Renault chairman: Even driverless cars hate cyclists

Renault chairman: Even driverless cars hate cyclists

Renault chief Carlos Ghosn has said that cyclists are the biggest problem facing driverless cars ahead of Renault's planned launch of autonomous vehicles this year.

Renault Nissan chairman and chief executive Carlos Ghosn has claimed that the biggest problem facing the development of driverless cars is cyclists.

Mr Ghosn said that Renault will launch its first semi-autonomous car later this year, which is able to take control from the driver and accelerate, steer and brake all on its own.

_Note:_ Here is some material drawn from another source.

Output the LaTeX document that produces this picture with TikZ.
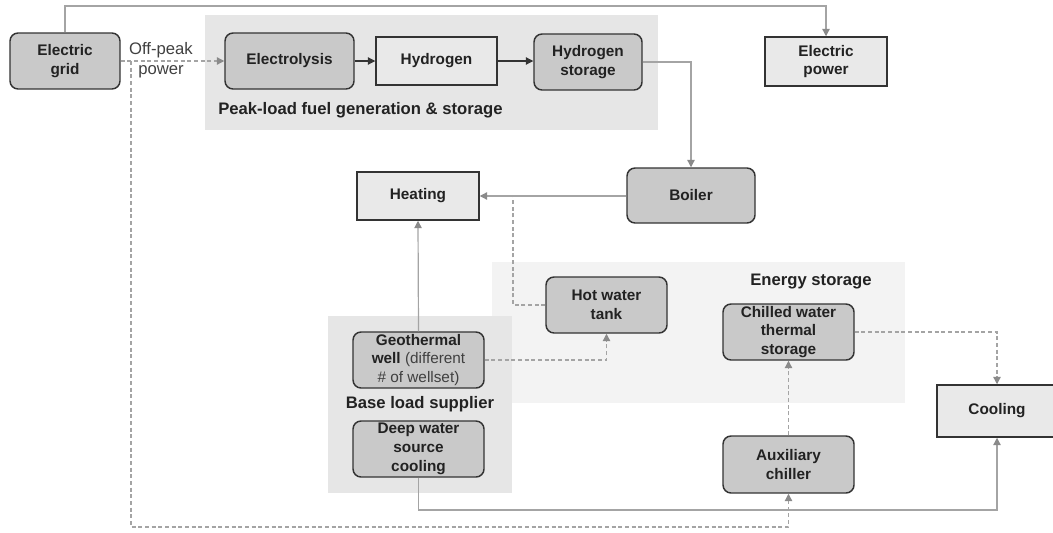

However, he added that bicycles on the roads are a serious obstacle to the success of driverless cars, with cyclists and their bikes confusing the cars’ on-board technology.

Speaking to CNBC, he said: “The car is confused by them because from time-to-time they behave like pedestrians and from time-to-time they behave like cars.”

He also apparently fired a barb at the behaviour of people who cycle on the road, adding that “they don’t respect any rules usually”.

Cyclists "dont respect any rules"

But Jason Torrance, the policy director for cycling advocacy group Sustrans, said that driverless car technology has a responsibility to put the safety of cyclists and pedestrians first.

“Advocates of driverless cars often forget that people live next to roads and use them regularly,” he said. “So safety must be prioritized especially when normal unpredictable and legal human behaviour comes into contact with driverless machines.”

Last year, a cyclist in Texas was involved in a strange stand-off with a self-driving Lexus that had been modified by Google, which struggled to react to the cyclist waiting at a red light.

Although the cyclist was unhurt, it highlighted the work that still has to be done in order to get driverless cars to behave predictably in real-world environment and not just under test conditions.

Meanwhile, Renault’s plan to launch its first partially-autonomous vehicles this year will be followed by a car that can change motorway lanes by 2018, with fully driverless vehicles planned for 2020.